### Dataset section

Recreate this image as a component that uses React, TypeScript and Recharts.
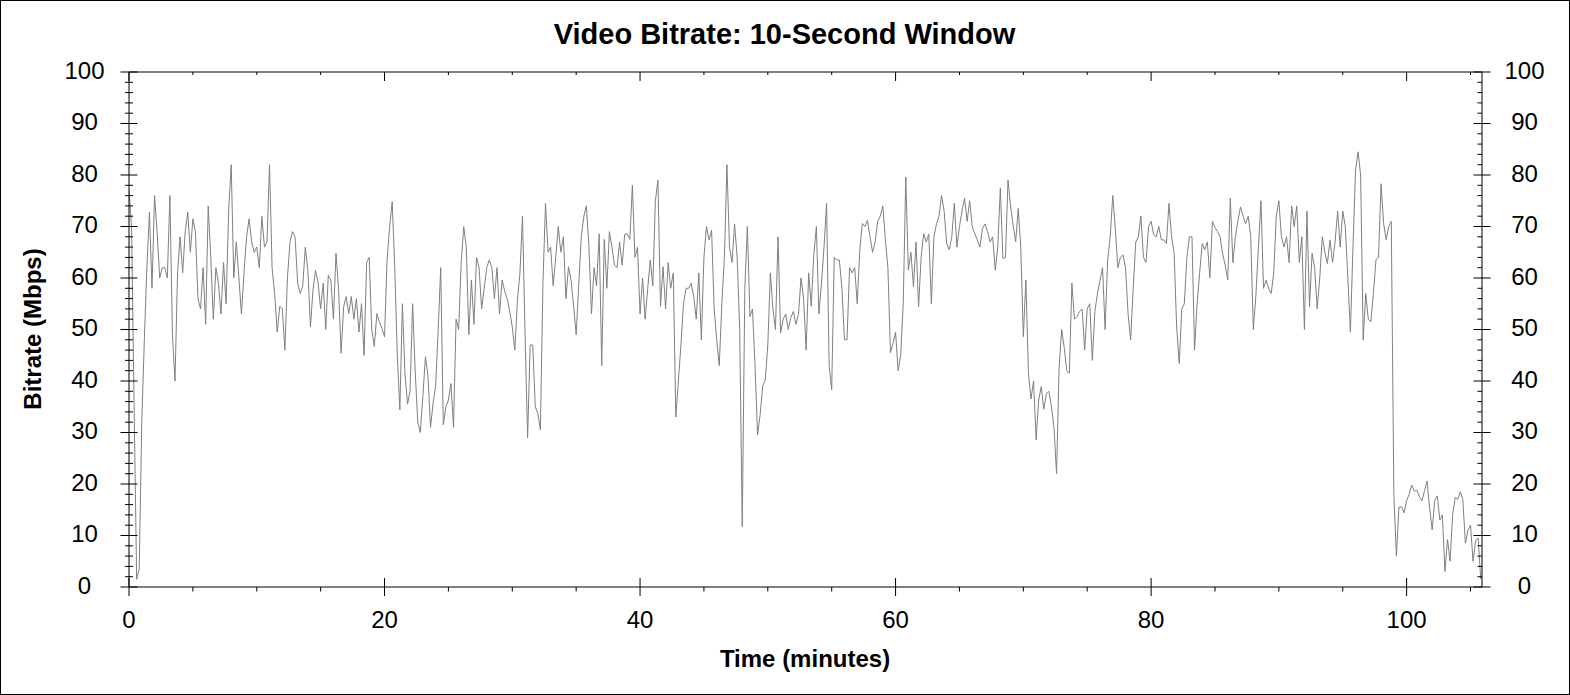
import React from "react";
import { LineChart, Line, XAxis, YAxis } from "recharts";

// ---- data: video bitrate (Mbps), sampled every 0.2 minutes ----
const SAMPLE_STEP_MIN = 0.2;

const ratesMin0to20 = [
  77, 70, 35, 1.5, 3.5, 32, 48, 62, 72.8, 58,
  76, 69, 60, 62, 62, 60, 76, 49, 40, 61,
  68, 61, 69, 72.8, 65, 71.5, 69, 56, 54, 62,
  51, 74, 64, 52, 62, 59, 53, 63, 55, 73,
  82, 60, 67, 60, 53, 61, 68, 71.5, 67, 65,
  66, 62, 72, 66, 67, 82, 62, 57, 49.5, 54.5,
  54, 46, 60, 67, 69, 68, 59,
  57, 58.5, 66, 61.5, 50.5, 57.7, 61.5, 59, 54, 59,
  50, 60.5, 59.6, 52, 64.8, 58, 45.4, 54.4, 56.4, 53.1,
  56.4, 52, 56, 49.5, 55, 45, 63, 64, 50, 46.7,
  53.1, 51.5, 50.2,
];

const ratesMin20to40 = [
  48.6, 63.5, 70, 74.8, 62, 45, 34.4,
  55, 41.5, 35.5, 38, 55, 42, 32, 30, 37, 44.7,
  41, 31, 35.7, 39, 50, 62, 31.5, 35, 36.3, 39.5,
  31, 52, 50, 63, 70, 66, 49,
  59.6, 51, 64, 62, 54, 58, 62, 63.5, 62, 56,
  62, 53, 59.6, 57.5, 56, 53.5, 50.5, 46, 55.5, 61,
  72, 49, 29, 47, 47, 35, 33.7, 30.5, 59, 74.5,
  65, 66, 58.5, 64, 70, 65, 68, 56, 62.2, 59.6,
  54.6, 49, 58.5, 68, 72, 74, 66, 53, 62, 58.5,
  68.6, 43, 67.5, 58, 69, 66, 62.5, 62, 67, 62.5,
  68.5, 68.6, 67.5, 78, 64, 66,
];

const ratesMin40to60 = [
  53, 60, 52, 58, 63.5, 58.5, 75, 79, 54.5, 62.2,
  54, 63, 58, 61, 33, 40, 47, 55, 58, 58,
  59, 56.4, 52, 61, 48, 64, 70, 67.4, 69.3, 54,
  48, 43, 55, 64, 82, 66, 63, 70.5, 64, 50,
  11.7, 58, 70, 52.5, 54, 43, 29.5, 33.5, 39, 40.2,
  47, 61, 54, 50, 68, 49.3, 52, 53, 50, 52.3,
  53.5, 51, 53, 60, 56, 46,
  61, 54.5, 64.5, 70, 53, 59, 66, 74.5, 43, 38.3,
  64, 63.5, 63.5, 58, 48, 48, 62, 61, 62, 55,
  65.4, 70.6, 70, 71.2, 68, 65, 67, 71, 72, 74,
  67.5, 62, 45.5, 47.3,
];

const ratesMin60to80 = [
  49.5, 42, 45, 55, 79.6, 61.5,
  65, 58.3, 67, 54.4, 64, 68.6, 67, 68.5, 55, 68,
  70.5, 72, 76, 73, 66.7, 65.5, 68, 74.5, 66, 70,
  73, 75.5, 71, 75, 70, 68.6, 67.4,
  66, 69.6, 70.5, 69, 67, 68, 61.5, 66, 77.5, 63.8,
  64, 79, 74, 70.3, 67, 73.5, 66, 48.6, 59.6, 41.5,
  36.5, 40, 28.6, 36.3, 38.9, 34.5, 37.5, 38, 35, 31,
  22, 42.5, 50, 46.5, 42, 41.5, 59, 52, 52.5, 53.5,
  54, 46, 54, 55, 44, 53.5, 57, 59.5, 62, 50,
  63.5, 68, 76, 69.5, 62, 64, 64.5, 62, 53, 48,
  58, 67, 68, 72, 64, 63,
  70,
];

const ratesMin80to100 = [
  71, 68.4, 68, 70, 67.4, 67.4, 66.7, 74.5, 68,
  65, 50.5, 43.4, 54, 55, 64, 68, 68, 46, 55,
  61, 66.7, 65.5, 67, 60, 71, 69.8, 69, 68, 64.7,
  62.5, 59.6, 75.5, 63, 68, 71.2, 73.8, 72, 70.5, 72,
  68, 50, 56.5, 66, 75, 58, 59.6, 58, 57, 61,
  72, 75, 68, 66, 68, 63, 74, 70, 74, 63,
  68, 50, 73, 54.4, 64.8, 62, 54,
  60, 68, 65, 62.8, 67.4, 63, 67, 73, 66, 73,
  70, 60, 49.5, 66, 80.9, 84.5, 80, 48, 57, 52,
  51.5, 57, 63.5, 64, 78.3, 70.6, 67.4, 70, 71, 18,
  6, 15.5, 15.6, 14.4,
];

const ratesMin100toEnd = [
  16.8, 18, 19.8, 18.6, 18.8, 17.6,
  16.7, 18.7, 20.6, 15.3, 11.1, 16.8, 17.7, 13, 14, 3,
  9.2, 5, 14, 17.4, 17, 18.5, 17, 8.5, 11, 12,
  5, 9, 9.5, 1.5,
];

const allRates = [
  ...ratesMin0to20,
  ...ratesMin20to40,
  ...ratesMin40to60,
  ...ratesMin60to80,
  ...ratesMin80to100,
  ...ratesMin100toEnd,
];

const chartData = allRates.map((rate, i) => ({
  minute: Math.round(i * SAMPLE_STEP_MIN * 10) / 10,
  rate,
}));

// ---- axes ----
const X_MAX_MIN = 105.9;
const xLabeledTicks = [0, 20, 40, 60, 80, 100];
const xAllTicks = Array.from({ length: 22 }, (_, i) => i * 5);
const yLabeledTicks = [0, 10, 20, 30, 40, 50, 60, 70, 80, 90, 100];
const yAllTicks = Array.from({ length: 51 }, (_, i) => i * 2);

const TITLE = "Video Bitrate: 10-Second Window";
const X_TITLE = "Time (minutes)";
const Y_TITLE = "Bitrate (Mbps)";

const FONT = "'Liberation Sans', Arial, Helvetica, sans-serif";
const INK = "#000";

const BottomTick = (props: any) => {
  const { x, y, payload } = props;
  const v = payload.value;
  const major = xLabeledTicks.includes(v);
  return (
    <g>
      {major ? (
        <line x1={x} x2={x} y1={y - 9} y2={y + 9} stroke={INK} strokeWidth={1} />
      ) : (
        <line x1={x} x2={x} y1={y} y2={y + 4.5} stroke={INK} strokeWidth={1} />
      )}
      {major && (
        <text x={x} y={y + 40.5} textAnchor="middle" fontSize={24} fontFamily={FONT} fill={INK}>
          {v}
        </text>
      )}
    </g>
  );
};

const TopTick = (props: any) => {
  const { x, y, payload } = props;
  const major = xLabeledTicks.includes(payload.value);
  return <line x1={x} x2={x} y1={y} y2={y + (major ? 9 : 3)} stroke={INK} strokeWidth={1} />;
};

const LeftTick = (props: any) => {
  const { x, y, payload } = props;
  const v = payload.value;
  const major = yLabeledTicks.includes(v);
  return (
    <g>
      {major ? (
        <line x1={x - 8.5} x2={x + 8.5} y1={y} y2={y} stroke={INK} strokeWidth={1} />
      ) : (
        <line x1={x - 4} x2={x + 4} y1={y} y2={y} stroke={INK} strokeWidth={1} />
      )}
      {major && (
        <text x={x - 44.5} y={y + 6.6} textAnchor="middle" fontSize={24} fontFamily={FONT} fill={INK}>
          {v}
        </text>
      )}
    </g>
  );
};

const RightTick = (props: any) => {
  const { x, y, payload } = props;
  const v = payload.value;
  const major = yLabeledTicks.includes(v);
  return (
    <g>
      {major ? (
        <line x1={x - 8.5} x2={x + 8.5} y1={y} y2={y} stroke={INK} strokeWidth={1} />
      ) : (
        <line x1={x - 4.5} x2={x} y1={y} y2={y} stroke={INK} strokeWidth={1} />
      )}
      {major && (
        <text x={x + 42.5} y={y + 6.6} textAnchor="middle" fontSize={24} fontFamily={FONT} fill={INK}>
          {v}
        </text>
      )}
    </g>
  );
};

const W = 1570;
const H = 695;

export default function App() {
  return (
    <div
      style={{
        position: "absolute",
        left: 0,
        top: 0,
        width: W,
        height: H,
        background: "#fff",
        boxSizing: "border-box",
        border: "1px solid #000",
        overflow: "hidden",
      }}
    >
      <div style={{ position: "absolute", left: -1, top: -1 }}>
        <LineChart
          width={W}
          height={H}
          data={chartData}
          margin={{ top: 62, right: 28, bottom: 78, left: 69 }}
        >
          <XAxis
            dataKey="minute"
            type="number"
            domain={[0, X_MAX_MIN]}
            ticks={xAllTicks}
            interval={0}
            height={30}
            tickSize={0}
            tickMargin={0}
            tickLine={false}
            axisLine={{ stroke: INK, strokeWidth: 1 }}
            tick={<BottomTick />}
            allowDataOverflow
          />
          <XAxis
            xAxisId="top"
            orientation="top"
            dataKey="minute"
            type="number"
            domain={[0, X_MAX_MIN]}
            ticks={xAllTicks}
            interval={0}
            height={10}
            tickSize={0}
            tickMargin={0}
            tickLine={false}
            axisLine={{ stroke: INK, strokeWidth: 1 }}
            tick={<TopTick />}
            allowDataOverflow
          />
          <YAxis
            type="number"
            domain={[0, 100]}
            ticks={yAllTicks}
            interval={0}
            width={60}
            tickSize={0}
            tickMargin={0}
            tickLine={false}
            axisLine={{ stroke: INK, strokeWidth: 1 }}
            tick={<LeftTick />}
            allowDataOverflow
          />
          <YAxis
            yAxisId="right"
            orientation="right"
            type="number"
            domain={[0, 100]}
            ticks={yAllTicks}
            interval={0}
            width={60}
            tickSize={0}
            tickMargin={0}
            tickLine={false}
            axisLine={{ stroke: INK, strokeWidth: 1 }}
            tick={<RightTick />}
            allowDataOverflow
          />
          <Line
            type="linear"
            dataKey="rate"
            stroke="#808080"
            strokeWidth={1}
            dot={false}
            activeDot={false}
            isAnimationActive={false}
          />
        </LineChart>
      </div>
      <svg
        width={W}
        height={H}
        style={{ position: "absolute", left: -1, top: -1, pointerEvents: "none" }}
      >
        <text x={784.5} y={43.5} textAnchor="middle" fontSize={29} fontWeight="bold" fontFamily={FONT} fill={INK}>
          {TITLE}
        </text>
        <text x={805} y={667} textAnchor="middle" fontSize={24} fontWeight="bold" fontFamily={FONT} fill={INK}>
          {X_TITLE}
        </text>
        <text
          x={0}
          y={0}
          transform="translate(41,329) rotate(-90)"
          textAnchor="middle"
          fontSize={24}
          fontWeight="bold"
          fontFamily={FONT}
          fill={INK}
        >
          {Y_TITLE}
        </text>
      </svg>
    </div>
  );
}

######

--- Aim of the exercise ---
Repeat the lines above, starting at the first and stopping after the line that holds "Line, XAxis, YAxis", with the pictures left out.

--- Output of the exercise ---
Recreate this image as a component that uses React, TypeScript and Recharts.
import React from "react";
import { LineChart, Line, XAxis, YAxis } from "recharts";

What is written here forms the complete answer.